Глаза брата Альбина лихорадочно, светоносно блестели, рот дрожал от гнева, сдвинутые брови трепетали.
— Будьте вы прокляты, лжецы! Сдохните от дурных болезней, как и подыхаете, гниль! Вы, растлители чистых! Вы, палачи честных! Монастыри ваши — питомники содомитов и могилки некрещёных душ. Проклятие вам, ночные громилы, вечные исказители истины, палачи человека! Идите к такой матери... да нет, женщины не имут греха, если на свете существуете вы, идите к дьяволу, мерзавцы! Дармоеды, паразиты. Содом и Гоморра, грабители, убийцы, содомиты, злодеи. Да испепелит вас гнев Божий и человеческий!
Брат Альбин утратил власть над собой, но не над мыслью. Мысль кипела, бурлила, убивала, жалила, жгла.
— И это священнослужитель! — возмутился Лотр. — Ругается, как пьяный наёмник!
— Я в корчме, потому и ругаюсь. — Альбин-Рагвал потрясал руками в воздухе. — Я в корчме, имя которой — вы. У вас оружие, велье, каменные мешки и костры. Чем ты пробьёшь эту мертвечину тьмы, чем зажжёшь огонь в этих тупых глазах? У вас оружие. У меня только слово моё. Понятное люду, иногда грубое, иногда даже похабное. Но мы посмотрим, чьё оружие сильней! Боже, есть ли где на свете твердь, где вас нет? Если нет такой тверди — очистим от вас свою!
Лотр не сдержался:
— Слышали? Он говорит о других твердях. Недаром он вспоминал Вергилия[134], которого осудил папа Захарий. Того, который утверждал, будто есть другие солнца кроме нашего, и которого за это Папа призывал предать всем мукам, придуманным людьми, а потом бросить в самое чёрное подземелье. Ты этого хочешь, монах?!

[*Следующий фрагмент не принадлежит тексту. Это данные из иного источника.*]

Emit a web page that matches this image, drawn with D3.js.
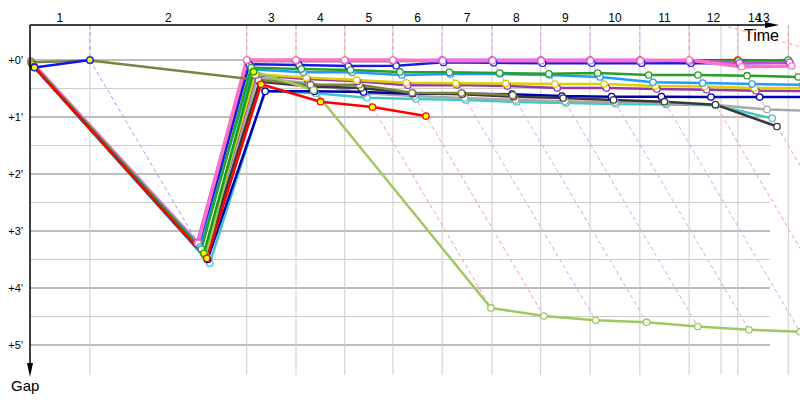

— Зачеркните земли, открытые Колумбом, — саркастически ответил брат Альбин. — А эту вот тяжёлую цепь, которая стоит трёх деревень и сделана из золота, привезённого оттуда, бросьте в болото.
Лотр слегка оторопел:
— О чем ты?
— Это золото оттуда? Светлое, мягкое? Выбросьте цепь, говорю вам!
— Почему?!
— Его не существует, как не существует тех земель! Значит, это подарок дьявола, рука его.
— О чем ты, спрашиваю я тебя?!
Брат Альбин Кристофич отступил:
— Папа Захарий призывал пытать и убить Вергилия за то, что тот, — голос францисканца гремел и чеканил слова, — имел наглость утверждать, будто на Земле существуют неизвестные страны и люди, а во Вселенной — луны и солнца, подобные нашим. И вот ты поверх креста носишь цепь, подаренную дьяволом, цепь с земли, которой не было и не может быть. Потому что всё это померещилось Колумбу, потому что не может мореход знать больше Папы, видеть то, чего нет, быть правым там, где не прав наместник Бога, да ещё привозить оттуда несуществующие вещи... Сбрось свою цепь! Сатана!